The Shrine represented to Bartolo Longo
a monument dedicated to universal peace. One day he had a prophetic
vision of “the white figure of the representative of Christ gazing out
to bless the people calling for universal Peace." This vision was
fulfilled by the Pope’s visit to Pompeii.
In
his Apostolic Letter, On the Most
Holy Rosary, Pope John Paul II said,“ A number of
historical circumstances make a revival of the Rosary quite timely.
First of all, the need to implore
from God the gift of peace. At the start of a millennium
which began with the terrifying attacks of September 11, 2001, a
millennium which witnesses every day in numerous parts of the world
fresh scenes of bloodshed and violence, to rediscover the Rosary means
to immerse oneself in contemplation of the mystery of Christ who "is
our peace", since he made "the two of us one, and broke down the
dividing wall of hostility". (Eph
2:14).
“Never
as in the Rosary do the life of Jesus and that of Mary appear so
deeply joined. Mary lives only in Christ and for Christ! In proposing
to the Christian community five significant moments – "luminous"

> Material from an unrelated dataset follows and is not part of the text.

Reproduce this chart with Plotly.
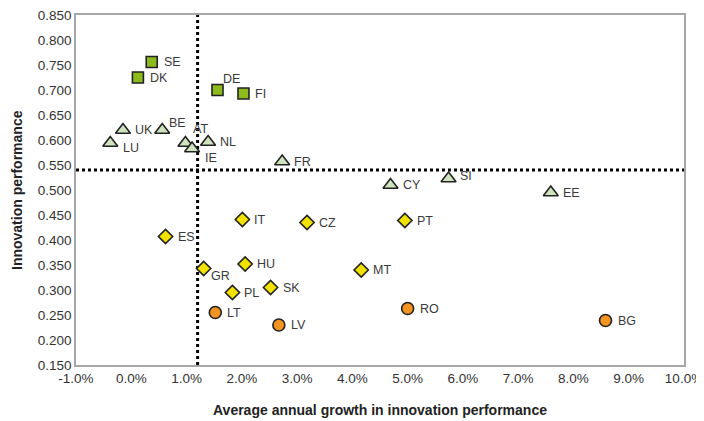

mysteries – during the phase of Christ’s public ministry, I think that
the following can be fittingly singled out: (1) his Baptism in the
Jordan, (2) his self-manifestation at the wedding of Cana, (3) his
proclamation of the Kingdom of God, with his call to conversion, (4)
his Transfiguration, and finally, (5) his institution of the
Eucharist, as the sacramental expression of the Paschal Mystery.”
Let us pray these Luminous
Mysteries for the Pope’s cause of world peace.